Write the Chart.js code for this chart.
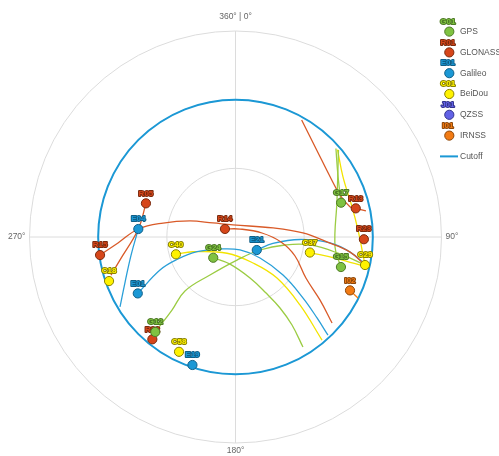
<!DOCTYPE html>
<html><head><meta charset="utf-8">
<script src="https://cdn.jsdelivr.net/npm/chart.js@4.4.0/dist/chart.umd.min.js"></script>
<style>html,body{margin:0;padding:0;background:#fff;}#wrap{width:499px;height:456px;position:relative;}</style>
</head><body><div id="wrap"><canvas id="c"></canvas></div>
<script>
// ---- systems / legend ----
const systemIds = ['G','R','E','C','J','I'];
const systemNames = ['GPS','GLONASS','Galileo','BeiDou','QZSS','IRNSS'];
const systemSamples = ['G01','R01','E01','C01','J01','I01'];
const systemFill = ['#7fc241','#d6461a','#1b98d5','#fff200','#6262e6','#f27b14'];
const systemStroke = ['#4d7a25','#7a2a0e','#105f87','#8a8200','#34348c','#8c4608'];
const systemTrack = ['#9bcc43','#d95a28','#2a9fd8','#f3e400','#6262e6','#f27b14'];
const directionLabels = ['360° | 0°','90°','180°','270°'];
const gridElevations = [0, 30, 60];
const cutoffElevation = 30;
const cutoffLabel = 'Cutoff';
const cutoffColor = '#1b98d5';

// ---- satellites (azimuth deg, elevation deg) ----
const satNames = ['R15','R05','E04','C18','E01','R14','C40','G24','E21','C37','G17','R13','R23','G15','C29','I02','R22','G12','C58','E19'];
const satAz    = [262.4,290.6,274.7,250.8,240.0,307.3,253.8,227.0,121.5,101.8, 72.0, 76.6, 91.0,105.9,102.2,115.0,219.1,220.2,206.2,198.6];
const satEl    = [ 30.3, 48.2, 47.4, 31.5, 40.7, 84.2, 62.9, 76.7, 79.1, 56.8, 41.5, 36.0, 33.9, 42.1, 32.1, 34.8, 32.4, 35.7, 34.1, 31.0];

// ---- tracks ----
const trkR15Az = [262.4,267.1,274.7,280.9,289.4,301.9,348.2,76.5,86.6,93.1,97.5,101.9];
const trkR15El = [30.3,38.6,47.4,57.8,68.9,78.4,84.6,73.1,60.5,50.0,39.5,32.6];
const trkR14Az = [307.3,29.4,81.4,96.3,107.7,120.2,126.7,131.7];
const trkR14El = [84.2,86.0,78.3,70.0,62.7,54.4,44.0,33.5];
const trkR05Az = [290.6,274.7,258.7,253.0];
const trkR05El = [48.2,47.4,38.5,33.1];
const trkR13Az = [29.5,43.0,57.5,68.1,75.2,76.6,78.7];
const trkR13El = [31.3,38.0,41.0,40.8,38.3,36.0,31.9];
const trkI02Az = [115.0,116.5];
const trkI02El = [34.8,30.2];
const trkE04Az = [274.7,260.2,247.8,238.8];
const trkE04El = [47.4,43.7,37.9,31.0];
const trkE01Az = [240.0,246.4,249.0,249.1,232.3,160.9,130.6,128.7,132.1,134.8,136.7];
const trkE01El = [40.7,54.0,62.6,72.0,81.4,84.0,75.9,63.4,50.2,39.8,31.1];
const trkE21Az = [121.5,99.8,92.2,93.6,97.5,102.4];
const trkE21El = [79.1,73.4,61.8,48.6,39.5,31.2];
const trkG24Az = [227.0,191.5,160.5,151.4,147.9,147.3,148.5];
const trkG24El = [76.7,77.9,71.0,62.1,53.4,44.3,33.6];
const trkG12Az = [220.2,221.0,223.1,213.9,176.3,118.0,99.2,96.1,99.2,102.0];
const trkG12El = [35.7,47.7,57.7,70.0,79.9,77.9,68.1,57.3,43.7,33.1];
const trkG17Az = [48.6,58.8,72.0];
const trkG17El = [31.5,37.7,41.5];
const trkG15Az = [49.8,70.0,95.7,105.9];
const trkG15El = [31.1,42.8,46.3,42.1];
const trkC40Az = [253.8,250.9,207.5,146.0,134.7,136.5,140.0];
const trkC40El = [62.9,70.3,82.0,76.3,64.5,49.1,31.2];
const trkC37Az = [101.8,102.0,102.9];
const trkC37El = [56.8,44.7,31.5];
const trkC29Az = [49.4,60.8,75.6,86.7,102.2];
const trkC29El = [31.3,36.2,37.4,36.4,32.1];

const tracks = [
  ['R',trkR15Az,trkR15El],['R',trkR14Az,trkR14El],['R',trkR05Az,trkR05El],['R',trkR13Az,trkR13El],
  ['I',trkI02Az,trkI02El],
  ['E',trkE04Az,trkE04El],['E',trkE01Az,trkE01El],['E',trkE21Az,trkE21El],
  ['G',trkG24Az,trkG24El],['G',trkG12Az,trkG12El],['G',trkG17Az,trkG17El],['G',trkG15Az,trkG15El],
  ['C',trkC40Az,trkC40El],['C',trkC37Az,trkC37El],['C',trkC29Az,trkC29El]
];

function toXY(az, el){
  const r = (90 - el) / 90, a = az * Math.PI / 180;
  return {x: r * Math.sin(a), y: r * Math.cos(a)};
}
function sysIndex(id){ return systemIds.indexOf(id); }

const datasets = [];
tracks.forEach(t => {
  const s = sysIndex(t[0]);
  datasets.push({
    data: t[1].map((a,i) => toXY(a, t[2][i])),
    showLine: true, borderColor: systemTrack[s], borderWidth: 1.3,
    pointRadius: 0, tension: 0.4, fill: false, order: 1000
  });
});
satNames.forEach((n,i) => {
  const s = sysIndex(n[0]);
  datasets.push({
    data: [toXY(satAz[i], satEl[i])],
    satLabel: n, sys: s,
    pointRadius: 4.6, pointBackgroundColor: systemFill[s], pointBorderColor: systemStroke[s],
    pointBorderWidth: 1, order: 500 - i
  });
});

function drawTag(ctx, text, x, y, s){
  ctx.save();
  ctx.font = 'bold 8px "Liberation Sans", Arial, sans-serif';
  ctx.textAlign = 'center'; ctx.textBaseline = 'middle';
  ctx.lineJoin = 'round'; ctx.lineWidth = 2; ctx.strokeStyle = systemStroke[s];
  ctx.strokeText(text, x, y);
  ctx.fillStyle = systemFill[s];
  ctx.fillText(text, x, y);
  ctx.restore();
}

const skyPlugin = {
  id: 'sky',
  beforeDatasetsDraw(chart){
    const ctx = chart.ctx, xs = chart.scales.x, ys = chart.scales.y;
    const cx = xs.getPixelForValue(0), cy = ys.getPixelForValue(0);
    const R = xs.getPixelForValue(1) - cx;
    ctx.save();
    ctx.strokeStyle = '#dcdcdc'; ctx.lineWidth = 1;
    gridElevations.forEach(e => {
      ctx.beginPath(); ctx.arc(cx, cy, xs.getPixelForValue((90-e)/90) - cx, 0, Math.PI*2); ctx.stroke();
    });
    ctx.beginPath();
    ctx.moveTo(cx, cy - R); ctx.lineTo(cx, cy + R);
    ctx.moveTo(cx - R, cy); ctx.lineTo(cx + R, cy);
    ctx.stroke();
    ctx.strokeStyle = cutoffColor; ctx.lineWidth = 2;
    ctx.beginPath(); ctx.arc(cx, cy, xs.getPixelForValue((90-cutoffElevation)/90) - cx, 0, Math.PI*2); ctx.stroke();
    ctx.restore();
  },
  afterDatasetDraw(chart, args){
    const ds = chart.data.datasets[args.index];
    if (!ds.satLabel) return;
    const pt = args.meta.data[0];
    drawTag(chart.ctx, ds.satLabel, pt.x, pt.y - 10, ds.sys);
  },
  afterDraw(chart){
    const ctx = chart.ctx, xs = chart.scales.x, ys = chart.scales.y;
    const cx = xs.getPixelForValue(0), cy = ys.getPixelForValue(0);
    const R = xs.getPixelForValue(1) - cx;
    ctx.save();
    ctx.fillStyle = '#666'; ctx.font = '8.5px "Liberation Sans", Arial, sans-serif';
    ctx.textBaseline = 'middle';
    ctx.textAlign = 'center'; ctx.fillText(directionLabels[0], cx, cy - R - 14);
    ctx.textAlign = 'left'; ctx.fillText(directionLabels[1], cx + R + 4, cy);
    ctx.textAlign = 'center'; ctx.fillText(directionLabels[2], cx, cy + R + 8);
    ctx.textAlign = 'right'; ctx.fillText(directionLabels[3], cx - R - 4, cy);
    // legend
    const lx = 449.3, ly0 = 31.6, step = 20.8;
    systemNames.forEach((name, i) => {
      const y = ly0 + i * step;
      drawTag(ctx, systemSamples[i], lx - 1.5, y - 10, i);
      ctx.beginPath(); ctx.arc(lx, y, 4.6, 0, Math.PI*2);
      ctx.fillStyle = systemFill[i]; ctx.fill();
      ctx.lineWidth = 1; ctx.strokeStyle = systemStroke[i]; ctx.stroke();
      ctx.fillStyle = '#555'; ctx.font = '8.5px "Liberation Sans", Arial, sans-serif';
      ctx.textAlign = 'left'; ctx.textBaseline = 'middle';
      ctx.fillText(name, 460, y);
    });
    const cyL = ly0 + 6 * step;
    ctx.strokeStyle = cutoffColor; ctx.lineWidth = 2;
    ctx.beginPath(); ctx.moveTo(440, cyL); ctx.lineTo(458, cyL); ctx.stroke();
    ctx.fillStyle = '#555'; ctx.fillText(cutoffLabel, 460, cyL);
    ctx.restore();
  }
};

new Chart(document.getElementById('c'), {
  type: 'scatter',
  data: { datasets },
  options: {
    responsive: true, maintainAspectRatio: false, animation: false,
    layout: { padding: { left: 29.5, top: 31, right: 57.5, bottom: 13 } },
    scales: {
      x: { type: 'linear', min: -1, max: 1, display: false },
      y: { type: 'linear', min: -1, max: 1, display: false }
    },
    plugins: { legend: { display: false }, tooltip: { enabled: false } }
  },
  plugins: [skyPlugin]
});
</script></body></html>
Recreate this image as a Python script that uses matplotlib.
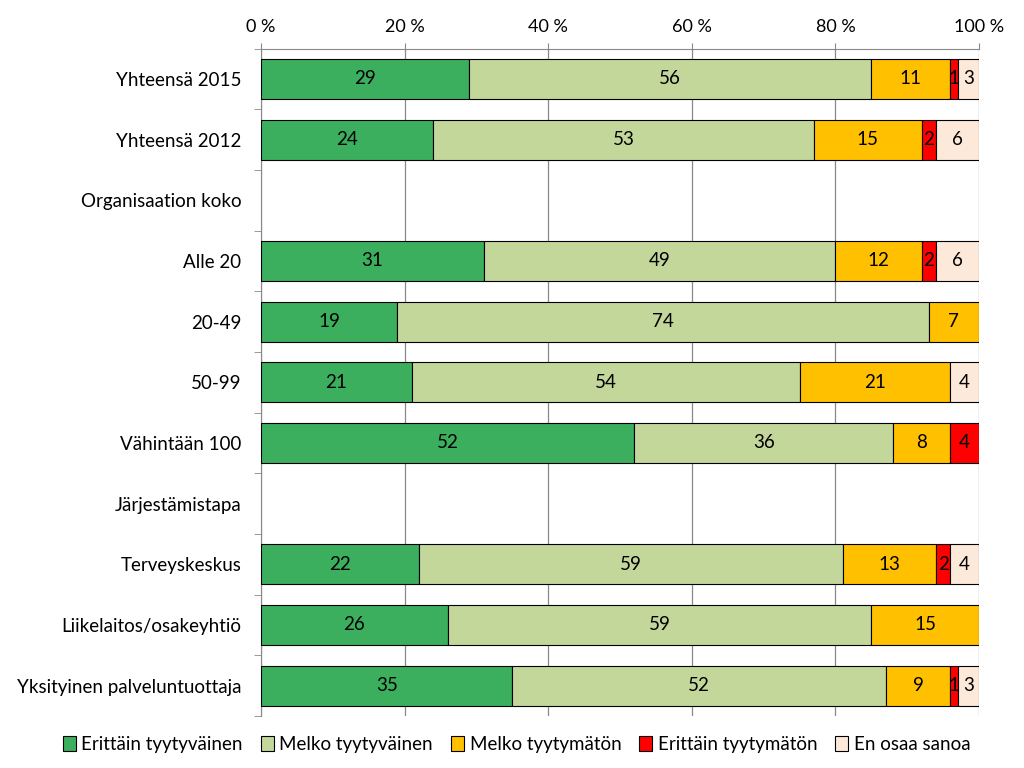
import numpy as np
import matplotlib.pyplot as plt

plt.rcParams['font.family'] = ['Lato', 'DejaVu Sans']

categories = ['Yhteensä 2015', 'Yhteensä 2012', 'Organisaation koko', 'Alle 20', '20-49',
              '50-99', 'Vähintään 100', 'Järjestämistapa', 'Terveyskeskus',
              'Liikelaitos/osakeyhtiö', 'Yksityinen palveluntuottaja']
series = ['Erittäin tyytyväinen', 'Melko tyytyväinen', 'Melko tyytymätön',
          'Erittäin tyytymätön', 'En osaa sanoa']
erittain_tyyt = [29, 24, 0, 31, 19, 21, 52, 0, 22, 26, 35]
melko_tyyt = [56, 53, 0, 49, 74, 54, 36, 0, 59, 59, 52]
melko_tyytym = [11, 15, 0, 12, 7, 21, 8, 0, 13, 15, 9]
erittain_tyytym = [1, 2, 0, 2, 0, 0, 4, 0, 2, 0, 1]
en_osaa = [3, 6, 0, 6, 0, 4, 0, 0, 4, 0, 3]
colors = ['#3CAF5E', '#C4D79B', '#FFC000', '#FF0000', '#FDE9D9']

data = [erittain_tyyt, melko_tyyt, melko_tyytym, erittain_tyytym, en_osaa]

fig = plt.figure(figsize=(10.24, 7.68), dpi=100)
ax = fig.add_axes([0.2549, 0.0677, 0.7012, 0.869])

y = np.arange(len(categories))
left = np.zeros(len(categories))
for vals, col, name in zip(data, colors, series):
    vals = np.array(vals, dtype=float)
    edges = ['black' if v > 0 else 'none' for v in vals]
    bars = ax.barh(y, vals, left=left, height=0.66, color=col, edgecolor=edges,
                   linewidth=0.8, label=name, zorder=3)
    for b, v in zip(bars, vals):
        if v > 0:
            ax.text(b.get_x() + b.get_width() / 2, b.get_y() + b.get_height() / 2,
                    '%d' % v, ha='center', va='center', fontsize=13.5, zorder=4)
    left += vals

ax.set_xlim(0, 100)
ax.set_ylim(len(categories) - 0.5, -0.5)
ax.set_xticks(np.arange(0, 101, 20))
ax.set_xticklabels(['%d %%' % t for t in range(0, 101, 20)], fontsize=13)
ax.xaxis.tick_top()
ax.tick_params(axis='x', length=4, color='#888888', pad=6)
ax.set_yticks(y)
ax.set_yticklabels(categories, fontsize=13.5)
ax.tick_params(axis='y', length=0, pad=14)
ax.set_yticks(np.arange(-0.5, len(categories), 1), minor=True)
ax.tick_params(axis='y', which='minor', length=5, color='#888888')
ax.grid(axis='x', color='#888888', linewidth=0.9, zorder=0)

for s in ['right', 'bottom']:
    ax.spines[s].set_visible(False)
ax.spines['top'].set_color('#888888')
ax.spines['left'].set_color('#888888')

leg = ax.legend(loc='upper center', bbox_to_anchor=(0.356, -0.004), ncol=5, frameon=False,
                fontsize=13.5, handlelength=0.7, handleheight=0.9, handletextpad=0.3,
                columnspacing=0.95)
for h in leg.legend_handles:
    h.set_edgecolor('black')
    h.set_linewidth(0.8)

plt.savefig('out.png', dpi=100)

---*---

Work required. Take the material above and output only the lines from the one that contains "Recreate this image" through the one that contains "left += vals", ends included and images left out.

Solution for this task.
Recreate this image as a Python script that uses matplotlib.
import numpy as np
import matplotlib.pyplot as plt

plt.rcParams['font.family'] = ['Lato', 'DejaVu Sans']

categories = ['Yhteensä 2015', 'Yhteensä 2012', 'Organisaation koko', 'Alle 20', '20-49',
              '50-99', 'Vähintään 100', 'Järjestämistapa', 'Terveyskeskus',
              'Liikelaitos/osakeyhtiö', 'Yksityinen palveluntuottaja']
series = ['Erittäin tyytyväinen', 'Melko tyytyväinen', 'Melko tyytymätön',
          'Erittäin tyytymätön', 'En osaa sanoa']
erittain_tyyt = [29, 24, 0, 31, 19, 21, 52, 0, 22, 26, 35]
melko_tyyt = [56, 53, 0, 49, 74, 54, 36, 0, 59, 59, 52]
melko_tyytym = [11, 15, 0, 12, 7, 21, 8, 0, 13, 15, 9]
erittain_tyytym = [1, 2, 0, 2, 0, 0, 4, 0, 2, 0, 1]
en_osaa = [3, 6, 0, 6, 0, 4, 0, 0, 4, 0, 3]
colors = ['#3CAF5E', '#C4D79B', '#FFC000', '#FF0000', '#FDE9D9']

data = [erittain_tyyt, melko_tyyt, melko_tyytym, erittain_tyytym, en_osaa]

fig = plt.figure(figsize=(10.24, 7.68), dpi=100)
ax = fig.add_axes([0.2549, 0.0677, 0.7012, 0.869])

y = np.arange(len(categories))
left = np.zeros(len(categories))
for vals, col, name in zip(data, colors, series):
    vals = np.array(vals, dtype=float)
    edges = ['black' if v > 0 else 'none' for v in vals]
    bars = ax.barh(y, vals, left=left, height=0.66, color=col, edgecolor=edges,
                   linewidth=0.8, label=name, zorder=3)
    for b, v in zip(bars, vals):
        if v > 0:
            ax.text(b.get_x() + b.get_width() / 2, b.get_y() + b.get_height() / 2,
                    '%d' % v, ha='center', va='center', fontsize=13.5, zorder=4)
    left += vals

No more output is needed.